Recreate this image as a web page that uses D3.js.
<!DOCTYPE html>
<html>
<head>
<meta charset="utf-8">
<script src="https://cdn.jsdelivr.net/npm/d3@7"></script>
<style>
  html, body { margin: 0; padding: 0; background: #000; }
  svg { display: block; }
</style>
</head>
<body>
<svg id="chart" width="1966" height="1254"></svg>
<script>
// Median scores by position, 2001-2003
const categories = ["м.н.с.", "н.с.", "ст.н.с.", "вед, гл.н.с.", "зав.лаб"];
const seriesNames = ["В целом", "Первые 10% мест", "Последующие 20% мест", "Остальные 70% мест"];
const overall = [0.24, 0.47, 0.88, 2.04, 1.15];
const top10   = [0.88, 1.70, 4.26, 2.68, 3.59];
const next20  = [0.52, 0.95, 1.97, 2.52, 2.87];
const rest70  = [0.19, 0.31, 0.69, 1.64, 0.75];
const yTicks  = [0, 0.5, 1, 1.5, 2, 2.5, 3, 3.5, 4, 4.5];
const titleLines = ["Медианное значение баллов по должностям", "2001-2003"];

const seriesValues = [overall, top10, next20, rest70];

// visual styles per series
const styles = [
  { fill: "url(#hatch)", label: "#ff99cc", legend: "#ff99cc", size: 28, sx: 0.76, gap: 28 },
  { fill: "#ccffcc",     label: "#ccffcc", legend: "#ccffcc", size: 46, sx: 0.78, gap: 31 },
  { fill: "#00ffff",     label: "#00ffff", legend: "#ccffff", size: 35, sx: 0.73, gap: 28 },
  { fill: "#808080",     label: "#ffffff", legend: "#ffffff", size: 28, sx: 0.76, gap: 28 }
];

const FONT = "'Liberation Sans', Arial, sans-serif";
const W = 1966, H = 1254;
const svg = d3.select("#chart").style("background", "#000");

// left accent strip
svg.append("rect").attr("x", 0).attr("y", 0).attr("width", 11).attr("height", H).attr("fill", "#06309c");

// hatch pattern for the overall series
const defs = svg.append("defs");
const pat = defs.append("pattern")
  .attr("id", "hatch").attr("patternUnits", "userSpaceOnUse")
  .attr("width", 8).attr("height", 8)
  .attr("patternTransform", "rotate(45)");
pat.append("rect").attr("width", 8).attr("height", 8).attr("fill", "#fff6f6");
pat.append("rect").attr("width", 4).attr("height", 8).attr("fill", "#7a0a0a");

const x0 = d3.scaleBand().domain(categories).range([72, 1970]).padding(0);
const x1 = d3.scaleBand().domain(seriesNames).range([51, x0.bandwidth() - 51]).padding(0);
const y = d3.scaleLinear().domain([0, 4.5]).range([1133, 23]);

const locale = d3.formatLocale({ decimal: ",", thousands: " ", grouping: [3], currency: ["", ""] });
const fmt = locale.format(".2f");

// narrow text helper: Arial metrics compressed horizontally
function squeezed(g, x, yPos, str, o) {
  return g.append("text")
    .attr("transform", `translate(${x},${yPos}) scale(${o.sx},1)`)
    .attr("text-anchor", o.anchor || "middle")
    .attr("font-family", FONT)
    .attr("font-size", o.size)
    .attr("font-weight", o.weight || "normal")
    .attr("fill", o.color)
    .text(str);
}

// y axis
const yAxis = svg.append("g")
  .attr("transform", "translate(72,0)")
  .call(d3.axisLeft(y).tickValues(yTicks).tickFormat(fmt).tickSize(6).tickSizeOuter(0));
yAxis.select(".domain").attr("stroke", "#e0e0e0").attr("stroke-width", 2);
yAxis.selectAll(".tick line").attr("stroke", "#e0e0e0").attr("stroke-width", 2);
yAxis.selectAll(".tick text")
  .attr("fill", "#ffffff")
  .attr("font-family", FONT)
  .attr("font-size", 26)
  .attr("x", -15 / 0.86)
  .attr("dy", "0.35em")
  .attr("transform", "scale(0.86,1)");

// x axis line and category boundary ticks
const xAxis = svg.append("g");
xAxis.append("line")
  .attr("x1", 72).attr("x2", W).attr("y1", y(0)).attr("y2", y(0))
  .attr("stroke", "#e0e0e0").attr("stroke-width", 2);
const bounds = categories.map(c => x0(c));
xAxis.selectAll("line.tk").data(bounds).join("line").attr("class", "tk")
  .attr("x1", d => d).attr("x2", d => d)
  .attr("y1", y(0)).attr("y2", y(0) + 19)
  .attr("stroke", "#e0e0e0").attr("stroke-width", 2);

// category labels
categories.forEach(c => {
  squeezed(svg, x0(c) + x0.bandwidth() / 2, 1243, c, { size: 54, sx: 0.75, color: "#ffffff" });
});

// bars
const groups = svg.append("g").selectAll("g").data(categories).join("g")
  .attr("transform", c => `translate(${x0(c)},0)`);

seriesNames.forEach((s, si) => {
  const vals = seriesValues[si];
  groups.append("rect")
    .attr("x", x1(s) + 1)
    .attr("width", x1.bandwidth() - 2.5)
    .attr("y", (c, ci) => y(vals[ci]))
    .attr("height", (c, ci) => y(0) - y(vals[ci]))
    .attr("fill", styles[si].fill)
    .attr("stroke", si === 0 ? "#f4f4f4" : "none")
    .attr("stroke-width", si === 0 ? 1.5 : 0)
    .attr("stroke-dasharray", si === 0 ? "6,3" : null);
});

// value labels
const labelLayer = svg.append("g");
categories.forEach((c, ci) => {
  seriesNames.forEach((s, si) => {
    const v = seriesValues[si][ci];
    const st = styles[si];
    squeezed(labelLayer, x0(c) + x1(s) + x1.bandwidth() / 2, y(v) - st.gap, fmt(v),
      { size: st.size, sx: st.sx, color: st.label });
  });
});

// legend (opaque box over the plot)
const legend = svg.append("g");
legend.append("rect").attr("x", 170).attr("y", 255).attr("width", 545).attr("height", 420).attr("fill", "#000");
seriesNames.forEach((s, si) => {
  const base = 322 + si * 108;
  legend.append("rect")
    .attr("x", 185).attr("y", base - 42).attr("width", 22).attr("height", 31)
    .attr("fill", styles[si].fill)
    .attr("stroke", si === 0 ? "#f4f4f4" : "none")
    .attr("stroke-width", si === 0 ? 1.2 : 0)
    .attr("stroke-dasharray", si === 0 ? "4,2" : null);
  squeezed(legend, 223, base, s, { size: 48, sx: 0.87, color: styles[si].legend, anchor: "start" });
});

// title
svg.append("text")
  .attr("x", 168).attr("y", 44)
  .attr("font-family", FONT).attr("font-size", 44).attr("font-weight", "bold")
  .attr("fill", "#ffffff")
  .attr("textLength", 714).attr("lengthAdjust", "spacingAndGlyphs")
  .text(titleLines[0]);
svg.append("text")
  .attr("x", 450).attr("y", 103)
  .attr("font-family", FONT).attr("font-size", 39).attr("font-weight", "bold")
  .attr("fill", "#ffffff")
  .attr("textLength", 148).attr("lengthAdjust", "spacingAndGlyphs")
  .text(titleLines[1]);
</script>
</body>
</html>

——————

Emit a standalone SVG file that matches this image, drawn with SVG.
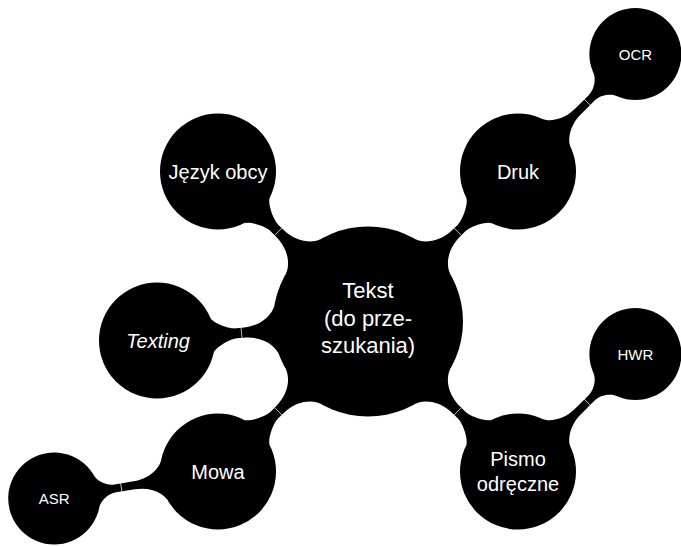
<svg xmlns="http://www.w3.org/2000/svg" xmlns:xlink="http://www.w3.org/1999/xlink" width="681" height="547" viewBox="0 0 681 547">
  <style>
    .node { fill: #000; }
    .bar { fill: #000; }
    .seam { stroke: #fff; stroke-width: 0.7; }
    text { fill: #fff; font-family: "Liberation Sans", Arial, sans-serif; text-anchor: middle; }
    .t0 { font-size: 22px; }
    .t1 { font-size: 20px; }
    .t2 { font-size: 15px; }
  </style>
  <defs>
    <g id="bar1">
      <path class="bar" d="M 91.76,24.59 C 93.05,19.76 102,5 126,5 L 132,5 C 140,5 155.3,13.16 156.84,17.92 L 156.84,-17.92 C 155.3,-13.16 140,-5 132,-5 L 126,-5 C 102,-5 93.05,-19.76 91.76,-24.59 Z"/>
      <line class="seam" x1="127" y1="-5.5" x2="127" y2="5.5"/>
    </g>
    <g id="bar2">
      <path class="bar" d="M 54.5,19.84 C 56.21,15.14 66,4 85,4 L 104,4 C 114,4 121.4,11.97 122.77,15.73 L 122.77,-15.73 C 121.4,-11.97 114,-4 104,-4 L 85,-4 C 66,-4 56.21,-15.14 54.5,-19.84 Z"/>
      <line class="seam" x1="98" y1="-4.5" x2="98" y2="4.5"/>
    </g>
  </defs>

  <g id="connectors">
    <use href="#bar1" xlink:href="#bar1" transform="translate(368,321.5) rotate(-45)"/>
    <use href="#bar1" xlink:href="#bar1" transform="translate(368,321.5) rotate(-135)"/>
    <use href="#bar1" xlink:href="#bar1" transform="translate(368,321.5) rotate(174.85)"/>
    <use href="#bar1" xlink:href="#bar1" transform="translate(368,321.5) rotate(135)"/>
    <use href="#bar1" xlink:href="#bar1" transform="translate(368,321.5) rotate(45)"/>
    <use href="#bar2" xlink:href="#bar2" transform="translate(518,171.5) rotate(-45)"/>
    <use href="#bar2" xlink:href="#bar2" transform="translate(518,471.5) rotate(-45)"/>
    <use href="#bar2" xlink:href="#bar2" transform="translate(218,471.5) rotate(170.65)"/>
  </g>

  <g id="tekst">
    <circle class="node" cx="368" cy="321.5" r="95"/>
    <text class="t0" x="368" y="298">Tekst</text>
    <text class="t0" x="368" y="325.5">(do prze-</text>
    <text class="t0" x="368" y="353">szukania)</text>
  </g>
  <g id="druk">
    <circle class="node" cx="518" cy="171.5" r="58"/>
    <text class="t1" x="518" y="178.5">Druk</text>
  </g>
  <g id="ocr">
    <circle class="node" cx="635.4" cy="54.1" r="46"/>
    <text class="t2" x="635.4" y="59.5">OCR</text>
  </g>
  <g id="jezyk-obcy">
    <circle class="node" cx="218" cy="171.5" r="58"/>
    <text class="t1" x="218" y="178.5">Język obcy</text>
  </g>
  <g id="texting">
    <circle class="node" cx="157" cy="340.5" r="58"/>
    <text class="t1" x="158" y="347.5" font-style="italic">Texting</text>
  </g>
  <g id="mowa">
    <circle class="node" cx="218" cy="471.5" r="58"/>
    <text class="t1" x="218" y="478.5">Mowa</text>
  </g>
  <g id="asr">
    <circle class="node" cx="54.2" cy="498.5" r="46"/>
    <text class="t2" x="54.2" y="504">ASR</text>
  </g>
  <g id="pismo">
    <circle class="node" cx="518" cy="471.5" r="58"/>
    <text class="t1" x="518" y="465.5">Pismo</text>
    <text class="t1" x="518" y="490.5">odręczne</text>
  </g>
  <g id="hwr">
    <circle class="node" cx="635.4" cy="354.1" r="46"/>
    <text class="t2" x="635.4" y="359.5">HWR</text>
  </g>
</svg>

——————

### [Objective]
Retype verbatim the lines that run from the line containing "Recreate this image" to the line containing "значение баллов по", both inclusive, and no others.

### [Task solution]
Recreate this image as a web page that uses D3.js.
<!DOCTYPE html>
<html>
<head>
<meta charset="utf-8">
<script src="https://cdn.jsdelivr.net/npm/d3@7"></script>
<style>
  html, body { margin: 0; padding: 0; background: #000; }
  svg { display: block; }
</style>
</head>
<body>
<svg id="chart" width="1966" height="1254"></svg>
<script>
// Median scores by position, 2001-2003
const categories = ["м.н.с.", "н.с.", "ст.н.с.", "вед, гл.н.с.", "зав.лаб"];
const seriesNames = ["В целом", "Первые 10% мест", "Последующие 20% мест", "Остальные 70% мест"];
const overall = [0.24, 0.47, 0.88, 2.04, 1.15];
const top10   = [0.88, 1.70, 4.26, 2.68, 3.59];
const next20  = [0.52, 0.95, 1.97, 2.52, 2.87];
const rest70  = [0.19, 0.31, 0.69, 1.64, 0.75];
const yTicks  = [0, 0.5, 1, 1.5, 2, 2.5, 3, 3.5, 4, 4.5];
const titleLines = ["Медианное значение баллов по должностям", "2001-2003"];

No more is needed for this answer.